## Start Stored data

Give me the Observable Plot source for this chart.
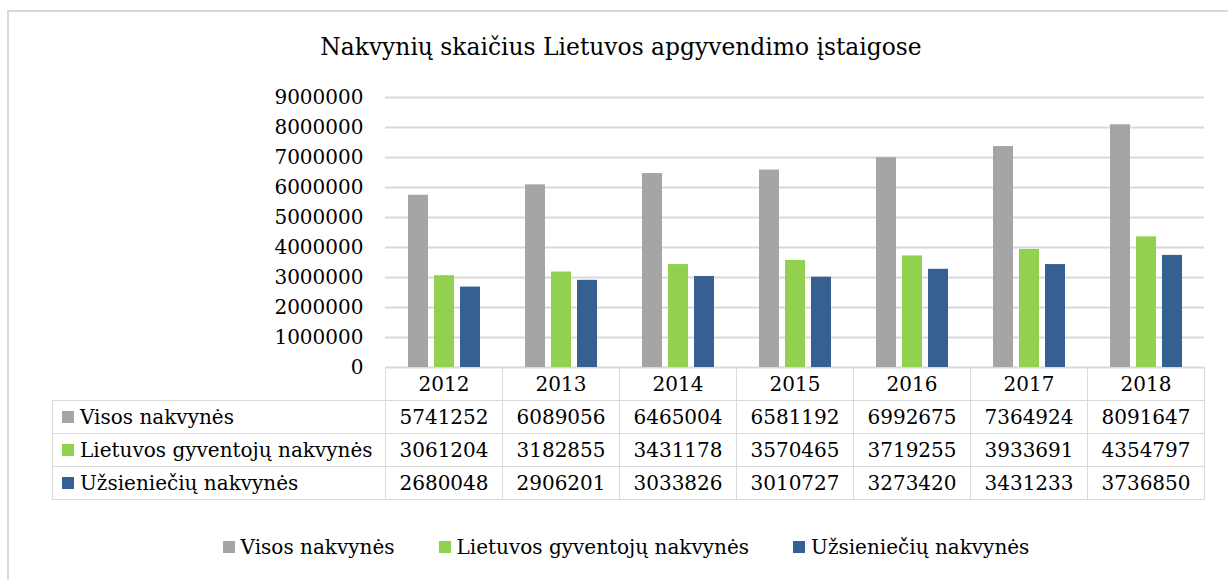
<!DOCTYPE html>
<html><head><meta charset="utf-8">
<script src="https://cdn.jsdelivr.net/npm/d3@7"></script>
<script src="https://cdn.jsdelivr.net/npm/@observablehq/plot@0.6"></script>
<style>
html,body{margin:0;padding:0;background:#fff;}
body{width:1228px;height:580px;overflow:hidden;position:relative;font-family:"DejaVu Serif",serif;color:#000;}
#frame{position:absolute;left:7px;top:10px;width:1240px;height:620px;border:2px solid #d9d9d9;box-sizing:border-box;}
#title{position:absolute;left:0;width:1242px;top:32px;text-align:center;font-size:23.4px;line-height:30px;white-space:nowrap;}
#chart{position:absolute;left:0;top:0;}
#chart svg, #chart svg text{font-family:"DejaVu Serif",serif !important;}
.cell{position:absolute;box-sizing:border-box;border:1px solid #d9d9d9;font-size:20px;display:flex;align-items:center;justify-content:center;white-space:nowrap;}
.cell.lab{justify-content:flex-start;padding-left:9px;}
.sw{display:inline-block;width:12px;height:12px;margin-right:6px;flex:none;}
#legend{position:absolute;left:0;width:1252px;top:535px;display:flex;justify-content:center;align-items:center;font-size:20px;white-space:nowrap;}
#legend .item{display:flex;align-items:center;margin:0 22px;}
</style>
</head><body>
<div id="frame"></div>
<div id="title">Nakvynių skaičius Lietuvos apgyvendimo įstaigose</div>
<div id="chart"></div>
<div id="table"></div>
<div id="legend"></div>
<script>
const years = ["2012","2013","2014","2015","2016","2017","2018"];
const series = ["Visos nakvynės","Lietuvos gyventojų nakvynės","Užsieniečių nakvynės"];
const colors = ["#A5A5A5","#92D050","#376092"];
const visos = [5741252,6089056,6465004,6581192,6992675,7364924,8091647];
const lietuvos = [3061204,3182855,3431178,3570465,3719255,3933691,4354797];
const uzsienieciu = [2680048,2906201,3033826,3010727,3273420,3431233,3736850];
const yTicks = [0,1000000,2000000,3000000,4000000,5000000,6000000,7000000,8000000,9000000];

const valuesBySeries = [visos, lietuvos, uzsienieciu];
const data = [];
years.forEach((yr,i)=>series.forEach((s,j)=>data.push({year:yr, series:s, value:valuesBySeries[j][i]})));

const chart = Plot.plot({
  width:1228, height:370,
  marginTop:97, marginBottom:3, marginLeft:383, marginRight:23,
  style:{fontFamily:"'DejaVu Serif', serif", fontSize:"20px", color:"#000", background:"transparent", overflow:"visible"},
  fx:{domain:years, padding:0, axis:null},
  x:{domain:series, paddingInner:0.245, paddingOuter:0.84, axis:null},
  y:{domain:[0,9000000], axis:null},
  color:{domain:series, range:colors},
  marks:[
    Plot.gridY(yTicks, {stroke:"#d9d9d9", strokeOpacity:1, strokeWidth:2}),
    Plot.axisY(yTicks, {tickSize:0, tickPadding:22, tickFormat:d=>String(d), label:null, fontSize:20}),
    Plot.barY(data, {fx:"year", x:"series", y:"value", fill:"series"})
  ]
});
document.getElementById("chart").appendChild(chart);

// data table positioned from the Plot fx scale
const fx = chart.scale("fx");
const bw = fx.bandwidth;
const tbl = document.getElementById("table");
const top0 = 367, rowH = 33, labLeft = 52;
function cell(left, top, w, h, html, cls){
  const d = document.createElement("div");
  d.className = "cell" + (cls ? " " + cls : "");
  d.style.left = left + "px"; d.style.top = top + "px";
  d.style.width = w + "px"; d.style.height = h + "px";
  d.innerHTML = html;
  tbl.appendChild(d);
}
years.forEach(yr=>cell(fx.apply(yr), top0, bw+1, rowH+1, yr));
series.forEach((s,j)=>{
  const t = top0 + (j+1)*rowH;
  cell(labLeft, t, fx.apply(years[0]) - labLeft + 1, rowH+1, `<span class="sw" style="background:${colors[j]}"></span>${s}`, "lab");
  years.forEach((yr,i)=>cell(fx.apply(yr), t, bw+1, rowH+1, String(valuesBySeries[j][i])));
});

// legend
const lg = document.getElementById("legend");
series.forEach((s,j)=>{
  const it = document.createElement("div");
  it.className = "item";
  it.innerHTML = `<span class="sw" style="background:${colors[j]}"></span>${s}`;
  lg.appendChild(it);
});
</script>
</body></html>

## End Stored data
## Start Stored data

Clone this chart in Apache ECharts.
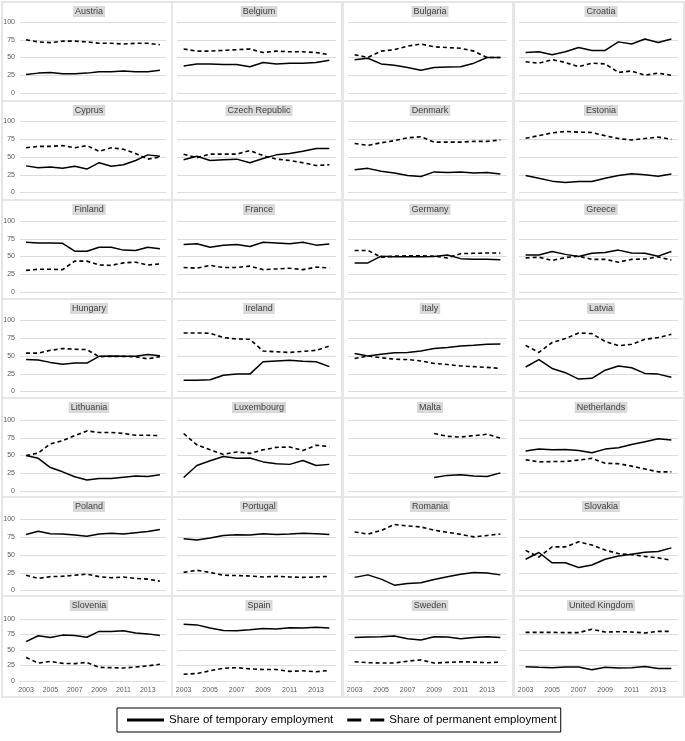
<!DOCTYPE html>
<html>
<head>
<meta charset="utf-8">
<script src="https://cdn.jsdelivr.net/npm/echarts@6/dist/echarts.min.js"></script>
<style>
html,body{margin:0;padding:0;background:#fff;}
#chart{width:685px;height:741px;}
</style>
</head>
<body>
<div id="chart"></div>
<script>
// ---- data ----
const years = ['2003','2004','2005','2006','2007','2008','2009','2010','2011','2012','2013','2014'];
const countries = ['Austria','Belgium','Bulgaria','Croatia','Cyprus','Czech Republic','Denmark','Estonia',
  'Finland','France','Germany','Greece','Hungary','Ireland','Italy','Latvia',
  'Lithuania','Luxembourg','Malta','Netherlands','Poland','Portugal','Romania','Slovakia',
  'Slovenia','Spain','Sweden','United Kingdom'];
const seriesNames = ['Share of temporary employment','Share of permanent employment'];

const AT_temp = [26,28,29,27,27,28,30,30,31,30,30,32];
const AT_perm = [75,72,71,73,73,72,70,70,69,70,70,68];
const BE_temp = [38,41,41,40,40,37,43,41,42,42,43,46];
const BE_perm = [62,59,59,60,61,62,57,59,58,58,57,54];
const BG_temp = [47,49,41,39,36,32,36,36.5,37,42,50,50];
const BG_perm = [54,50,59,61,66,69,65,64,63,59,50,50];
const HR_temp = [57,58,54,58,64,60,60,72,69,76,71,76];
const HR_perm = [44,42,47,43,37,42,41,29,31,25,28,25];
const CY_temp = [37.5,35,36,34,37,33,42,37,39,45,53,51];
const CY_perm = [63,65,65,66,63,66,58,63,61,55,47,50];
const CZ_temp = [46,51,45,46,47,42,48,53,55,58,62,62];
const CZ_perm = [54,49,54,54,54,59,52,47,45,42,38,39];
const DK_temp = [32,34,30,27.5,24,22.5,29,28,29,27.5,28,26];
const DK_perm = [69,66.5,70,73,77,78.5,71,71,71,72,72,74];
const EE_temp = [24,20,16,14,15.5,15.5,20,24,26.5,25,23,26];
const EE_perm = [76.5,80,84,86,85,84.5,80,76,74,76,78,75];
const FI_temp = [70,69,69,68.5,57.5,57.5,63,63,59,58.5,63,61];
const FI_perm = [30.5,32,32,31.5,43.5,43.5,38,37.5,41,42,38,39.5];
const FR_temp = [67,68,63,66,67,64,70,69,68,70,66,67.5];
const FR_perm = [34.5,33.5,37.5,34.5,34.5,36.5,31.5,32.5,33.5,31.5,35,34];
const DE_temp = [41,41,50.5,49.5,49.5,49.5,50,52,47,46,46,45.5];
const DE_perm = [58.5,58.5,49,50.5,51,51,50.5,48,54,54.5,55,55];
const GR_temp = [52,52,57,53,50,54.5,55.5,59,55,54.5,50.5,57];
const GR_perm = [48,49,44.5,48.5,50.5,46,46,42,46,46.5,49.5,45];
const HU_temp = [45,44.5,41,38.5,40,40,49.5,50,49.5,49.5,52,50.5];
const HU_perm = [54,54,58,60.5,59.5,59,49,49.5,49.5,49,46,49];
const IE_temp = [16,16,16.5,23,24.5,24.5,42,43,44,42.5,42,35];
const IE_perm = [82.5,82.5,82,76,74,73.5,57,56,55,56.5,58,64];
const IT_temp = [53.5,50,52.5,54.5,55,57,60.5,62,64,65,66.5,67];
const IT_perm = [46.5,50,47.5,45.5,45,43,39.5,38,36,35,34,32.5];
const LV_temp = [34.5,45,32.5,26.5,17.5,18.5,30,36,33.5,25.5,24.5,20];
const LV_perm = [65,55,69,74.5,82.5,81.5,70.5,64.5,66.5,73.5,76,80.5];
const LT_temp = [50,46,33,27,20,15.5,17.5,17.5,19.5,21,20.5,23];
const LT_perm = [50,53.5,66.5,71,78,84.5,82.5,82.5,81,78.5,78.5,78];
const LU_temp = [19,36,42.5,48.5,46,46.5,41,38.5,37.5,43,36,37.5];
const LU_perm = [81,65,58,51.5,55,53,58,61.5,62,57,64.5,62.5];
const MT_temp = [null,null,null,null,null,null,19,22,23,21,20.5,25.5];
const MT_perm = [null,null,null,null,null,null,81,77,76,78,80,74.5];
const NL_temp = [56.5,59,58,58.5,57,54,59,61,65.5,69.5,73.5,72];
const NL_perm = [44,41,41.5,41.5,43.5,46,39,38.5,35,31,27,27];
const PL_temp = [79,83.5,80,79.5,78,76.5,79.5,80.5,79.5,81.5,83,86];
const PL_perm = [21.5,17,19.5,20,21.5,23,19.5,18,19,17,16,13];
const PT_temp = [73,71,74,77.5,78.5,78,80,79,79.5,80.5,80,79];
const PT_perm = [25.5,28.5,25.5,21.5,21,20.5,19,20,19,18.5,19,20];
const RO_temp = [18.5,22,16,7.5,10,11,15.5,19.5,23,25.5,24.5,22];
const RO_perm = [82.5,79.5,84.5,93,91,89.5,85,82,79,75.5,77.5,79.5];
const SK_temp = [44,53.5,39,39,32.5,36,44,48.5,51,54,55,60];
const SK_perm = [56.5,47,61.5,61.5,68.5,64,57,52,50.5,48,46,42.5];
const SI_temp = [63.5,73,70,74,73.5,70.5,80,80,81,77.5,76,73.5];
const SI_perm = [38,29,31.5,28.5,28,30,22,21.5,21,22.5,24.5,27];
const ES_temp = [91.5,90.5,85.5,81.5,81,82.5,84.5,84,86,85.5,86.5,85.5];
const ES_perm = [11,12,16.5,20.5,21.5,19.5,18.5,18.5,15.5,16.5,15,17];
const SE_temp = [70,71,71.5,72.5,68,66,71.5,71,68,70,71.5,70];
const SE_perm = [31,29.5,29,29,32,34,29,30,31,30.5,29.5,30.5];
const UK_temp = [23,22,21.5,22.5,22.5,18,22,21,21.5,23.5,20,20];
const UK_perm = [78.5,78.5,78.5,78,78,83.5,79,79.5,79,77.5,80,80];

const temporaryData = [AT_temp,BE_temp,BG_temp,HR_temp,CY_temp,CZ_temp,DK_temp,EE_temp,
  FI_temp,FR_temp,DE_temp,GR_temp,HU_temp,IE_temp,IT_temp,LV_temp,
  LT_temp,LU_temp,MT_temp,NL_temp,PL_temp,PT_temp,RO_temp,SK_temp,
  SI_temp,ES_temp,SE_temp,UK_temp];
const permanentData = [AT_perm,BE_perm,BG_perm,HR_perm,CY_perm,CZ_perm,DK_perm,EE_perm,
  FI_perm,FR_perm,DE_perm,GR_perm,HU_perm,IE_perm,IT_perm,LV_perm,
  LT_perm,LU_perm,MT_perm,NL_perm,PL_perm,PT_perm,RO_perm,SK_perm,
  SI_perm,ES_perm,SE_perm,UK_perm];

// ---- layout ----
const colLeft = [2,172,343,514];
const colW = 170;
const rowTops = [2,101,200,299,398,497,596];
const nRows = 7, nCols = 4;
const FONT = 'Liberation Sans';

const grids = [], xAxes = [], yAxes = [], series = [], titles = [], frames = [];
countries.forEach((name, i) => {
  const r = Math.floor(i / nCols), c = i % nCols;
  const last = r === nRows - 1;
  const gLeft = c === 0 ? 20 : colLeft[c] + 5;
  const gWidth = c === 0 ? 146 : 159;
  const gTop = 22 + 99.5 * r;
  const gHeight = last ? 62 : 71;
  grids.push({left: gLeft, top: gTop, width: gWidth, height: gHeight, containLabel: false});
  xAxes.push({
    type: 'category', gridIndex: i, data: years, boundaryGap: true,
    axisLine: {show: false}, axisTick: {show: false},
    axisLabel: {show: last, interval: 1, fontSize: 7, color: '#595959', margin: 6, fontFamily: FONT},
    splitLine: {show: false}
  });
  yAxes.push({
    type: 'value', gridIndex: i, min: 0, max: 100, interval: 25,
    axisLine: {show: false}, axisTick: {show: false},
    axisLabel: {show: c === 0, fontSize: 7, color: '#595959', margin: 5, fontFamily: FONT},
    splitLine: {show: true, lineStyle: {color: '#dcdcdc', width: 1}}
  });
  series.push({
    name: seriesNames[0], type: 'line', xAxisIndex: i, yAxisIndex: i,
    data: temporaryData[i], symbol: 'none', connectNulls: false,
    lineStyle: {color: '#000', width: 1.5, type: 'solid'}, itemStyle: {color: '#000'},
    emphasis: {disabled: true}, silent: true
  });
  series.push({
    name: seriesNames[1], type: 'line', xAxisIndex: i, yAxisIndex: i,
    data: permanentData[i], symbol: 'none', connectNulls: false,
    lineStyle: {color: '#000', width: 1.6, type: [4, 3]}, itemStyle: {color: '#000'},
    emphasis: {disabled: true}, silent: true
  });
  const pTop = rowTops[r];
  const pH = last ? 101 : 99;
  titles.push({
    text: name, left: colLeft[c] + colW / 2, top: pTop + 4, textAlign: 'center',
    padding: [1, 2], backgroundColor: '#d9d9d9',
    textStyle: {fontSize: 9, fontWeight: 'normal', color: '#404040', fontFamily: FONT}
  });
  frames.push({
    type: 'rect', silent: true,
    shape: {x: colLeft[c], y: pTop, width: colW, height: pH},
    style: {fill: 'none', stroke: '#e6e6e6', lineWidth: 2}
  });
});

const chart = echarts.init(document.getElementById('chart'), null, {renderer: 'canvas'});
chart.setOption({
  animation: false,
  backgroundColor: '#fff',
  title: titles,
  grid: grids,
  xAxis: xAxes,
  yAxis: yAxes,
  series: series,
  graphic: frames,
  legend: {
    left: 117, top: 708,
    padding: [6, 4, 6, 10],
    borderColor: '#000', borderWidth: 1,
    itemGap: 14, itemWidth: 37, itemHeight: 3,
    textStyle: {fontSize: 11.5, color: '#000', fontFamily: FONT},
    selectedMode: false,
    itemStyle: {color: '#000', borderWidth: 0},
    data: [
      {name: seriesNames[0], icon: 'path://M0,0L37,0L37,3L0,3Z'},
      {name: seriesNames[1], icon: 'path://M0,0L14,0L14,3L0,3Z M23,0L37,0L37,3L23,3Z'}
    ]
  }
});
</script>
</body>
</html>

## End Stored data
## Start Stored data

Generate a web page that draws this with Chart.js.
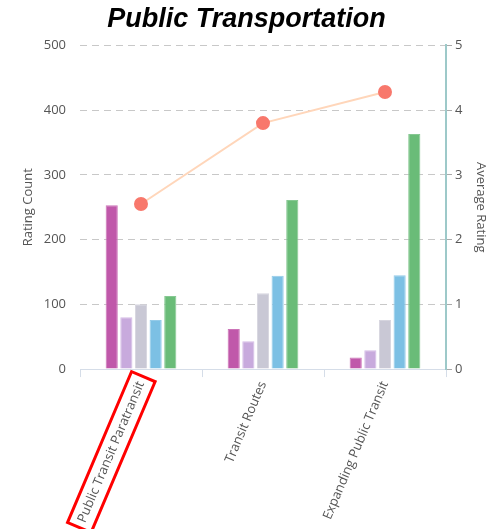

## End Stored data

■ Task prompt ■
Retype only the lines above from the one with "Clone this chart in Apache ECharts." through the one with "const seriesNames = ['Share", exactly and with both ends. Images stay out.

■ Correct output ■
Clone this chart in Apache ECharts.
<!DOCTYPE html>
<html>
<head>
<meta charset="utf-8">
<script src="https://cdn.jsdelivr.net/npm/echarts@6/dist/echarts.min.js"></script>
<style>
html,body{margin:0;padding:0;background:#fff;}
#chart{width:685px;height:741px;}
</style>
</head>
<body>
<div id="chart"></div>
<script>
// ---- data ----
const years = ['2003','2004','2005','2006','2007','2008','2009','2010','2011','2012','2013','2014'];
const countries = ['Austria','Belgium','Bulgaria','Croatia','Cyprus','Czech Republic','Denmark','Estonia',
  'Finland','France','Germany','Greece','Hungary','Ireland','Italy','Latvia',
  'Lithuania','Luxembourg','Malta','Netherlands','Poland','Portugal','Romania','Slovakia',
  'Slovenia','Spain','Sweden','United Kingdom'];
const seriesNames = ['Share of temporary employment','Share of permanent employment'];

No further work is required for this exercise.